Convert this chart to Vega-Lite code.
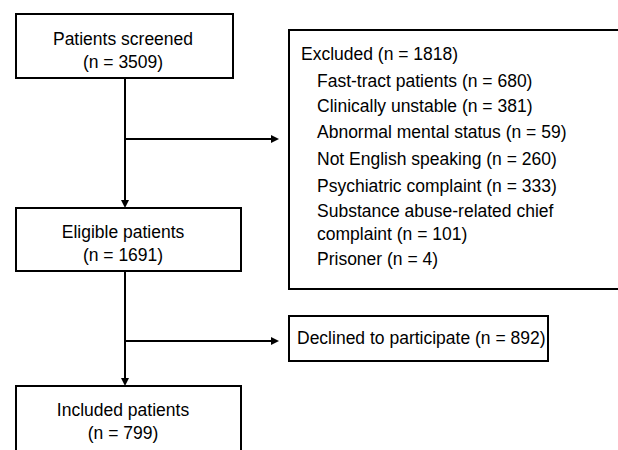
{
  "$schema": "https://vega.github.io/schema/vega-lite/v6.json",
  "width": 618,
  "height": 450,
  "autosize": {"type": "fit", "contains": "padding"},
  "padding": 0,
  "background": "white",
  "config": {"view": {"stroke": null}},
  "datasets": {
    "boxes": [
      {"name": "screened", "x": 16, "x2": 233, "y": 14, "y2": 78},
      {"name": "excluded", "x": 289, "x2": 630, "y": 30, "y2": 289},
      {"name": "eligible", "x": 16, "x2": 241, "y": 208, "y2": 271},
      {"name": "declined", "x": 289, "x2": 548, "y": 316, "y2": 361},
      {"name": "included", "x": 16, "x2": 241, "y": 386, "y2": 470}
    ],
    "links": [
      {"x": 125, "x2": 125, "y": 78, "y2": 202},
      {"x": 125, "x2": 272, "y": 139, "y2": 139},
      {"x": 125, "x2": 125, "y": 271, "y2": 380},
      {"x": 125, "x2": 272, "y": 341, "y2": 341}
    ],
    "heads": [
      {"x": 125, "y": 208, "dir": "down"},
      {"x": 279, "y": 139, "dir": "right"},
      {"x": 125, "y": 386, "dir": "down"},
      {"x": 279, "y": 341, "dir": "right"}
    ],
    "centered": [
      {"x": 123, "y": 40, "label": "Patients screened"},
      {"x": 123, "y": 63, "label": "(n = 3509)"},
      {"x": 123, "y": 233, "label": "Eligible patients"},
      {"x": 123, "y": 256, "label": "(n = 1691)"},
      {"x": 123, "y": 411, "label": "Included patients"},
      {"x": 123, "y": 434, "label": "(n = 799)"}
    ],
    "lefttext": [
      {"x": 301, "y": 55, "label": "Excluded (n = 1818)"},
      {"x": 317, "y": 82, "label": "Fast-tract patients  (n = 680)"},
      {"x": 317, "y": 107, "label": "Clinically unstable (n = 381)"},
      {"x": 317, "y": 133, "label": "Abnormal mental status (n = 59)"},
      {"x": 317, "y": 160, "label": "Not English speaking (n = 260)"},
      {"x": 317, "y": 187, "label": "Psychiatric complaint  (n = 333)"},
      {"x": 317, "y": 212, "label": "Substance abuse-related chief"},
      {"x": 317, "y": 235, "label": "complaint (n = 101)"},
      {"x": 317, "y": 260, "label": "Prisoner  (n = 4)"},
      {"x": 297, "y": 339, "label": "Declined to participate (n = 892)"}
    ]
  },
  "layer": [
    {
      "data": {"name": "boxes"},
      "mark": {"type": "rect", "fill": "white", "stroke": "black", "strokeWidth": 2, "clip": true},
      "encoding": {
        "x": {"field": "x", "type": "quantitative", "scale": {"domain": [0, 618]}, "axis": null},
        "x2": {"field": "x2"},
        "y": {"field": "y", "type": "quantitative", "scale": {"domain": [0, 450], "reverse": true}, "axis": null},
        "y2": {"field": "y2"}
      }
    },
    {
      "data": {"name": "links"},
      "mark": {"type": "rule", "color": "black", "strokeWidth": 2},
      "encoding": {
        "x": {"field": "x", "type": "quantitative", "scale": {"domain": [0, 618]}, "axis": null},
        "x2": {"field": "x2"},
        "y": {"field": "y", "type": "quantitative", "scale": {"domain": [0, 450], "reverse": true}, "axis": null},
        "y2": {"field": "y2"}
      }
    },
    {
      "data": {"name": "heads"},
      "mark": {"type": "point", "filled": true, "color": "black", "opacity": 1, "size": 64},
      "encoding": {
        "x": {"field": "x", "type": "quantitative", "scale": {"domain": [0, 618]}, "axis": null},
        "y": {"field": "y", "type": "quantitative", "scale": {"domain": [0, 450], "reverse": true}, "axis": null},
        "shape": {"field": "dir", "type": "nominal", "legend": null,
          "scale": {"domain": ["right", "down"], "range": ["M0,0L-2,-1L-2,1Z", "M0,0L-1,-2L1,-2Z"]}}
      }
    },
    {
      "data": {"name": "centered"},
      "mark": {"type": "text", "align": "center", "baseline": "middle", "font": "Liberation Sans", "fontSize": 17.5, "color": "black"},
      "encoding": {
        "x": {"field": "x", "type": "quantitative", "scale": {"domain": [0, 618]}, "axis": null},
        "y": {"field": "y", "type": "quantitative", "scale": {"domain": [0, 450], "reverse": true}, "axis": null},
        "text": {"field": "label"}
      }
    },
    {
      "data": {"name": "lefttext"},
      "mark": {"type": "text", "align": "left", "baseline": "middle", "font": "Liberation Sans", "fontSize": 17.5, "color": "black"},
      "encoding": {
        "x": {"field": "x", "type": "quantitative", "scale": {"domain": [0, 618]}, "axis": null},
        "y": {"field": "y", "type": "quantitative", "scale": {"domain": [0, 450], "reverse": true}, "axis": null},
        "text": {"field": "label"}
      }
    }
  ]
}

§ **Problem**
Copy out all the data exactly; skip the pictures.

§ **Worked answer**
Convert this chart to Vega-Lite code.
{
  "$schema": "https://vega.github.io/schema/vega-lite/v6.json",
  "width": 618,
  "height": 450,
  "autosize": {"type": "fit", "contains": "padding"},
  "padding": 0,
  "background": "white",
  "config": {"view": {"stroke": null}},
  "datasets": {
    "boxes": [
      {"name": "screened", "x": 16, "x2": 233, "y": 14, "y2": 78},
      {"name": "excluded", "x": 289, "x2": 630, "y": 30, "y2": 289},
      {"name": "eligible", "x": 16, "x2": 241, "y": 208, "y2": 271},
      {"name": "declined", "x": 289, "x2": 548, "y": 316, "y2": 361},
      {"name": "included", "x": 16, "x2": 241, "y": 386, "y2": 470}
    ],
    "links": [
      {"x": 125, "x2": 125, "y": 78, "y2": 202},
      {"x": 125, "x2": 272, "y": 139, "y2": 139},
      {"x": 125, "x2": 125, "y": 271, "y2": 380},
      {"x": 125, "x2": 272, "y": 341, "y2": 341}
    ],
    "heads": [
      {"x": 125, "y": 208, "dir": "down"},
      {"x": 279, "y": 139, "dir": "right"},
      {"x": 125, "y": 386, "dir": "down"},
      {"x": 279, "y": 341, "dir": "right"}
    ],
    "centered": [
      {"x": 123, "y": 40, "label": "Patients screened"},
      {"x": 123, "y": 63, "label": "(n = 3509)"},
      {"x": 123, "y": 233, "label": "Eligible patients"},
      {"x": 123, "y": 256, "label": "(n = 1691)"},
      {"x": 123, "y": 411, "label": "Included patients"},
      {"x": 123, "y": 434, "label": "(n = 799)"}
    ],
    "lefttext": [
      {"x": 301, "y": 55, "label": "Excluded (n = 1818)"},
      {"x": 317, "y": 82, "label": "Fast-tract patients  (n = 680)"},
      {"x": 317, "y": 107, "label": "Clinically unstable (n = 381)"},
      {"x": 317, "y": 133, "label": "Abnormal mental status (n = 59)"},
      {"x": 317, "y": 160, "label": "Not English speaking (n = 260)"},
      {"x": 317, "y": 187, "label": "Psychiatric complaint  (n = 333)"},
      {"x": 317, "y": 212, "label": "Substance abuse-related chief"},
      {"x": 317, "y": 235, "label": "complaint (n = 101)"},
      {"x": 317, "y": 260, "label": "Prisoner  (n = 4)"},
      {"x": 297, "y": 339, "label": "Declined to participate (n = 892)"}
    ]
  },
  "layer": [
    {
      "data": {"name": "boxes"},
      "mark": {"type": "rect", "fill": "white", "stroke": "black", "strokeWidth": 2, "clip": true},
      "encoding": {
        "x": {"field": "x", "type": "quantitative", "scale": {"domain": [0, 618]}, "axis": null},
        "x2": {"field": "x2"},
        "y": {"field": "y", "type": "quantitative", "scale": {"domain": [0, 450], "reverse": true}, "axis": null},
        "y2": {"field": "y2"}
      }
    },
    {
      "data": {"name": "links"},
      "mark": {"type": "rule", "color": "black", "strokeWidth": 2},
      "encoding": {
        "x": {"field": "x", "type": "quantitative", "scale": {"domain": [0, 618]}, "axis": null},
        "x2": {"field": "x2"},
        "y": {"field": "y", "type": "quantitative", "scale": {"domain": [0, 450], "reverse": true}, "axis": null},
        "y2": {"field": "y2"}
      }
    },
    {
      "data": {"name": "heads"},
      "mark": {"type": "point", "filled": true, "color": "black", "opacity": 1, "size": 64},
      "encoding": {
        "x": {"field": "x", "type": "quantitative", "scale": {"domain": [0, 618]}, "axis": null},
        "y": {"field": "y", "type": "quantitative", "scale": {"domain": [0, 450], "reverse": true}, "axis": null},
        "shape": {"field": "dir", "type": "nominal", "legend": null,
          "scale": {"domain": ["right", "down"], "range": ["M0,0L-2,-1L-2,1Z", "M0,0L-1,-2L1,-2Z"]}}
      }
    },
    {
      "data": {"name": "centered"},
      "mark": {"type": "text", "align": "center", "baseline": "middle", "font": "Liberation Sans", "fontSize": 17.5, "color": "black"},
      "encoding": {
        "x": {"field": "x", "type": "quantitative", "scale": {"domain": [0, 618]}, "axis": null},
        "y": {"field": "y", "type": "quantitative", "scale": {"domain": [0, 450], "reverse": true}, "axis": null},
        "text": {"field": "label"}
      }
    },
    {
      "data": {"name": "lefttext"},
      "mark": {"type": "text", "align": "left", "baseline": "middle", "font": "Liberation Sans", "fontSize": 17.5, "color": "black"},
      "encoding": {
        "x": {"field": "x", "type": "quantitative", "scale": {"domain": [0, 618]}, "axis": null},
        "y": {"field": "y", "type": "quantitative", "scale": {"domain": [0, 450], "reverse": true}, "axis": null},
        "text": {"field": "label"}
      }
    }
  ]
}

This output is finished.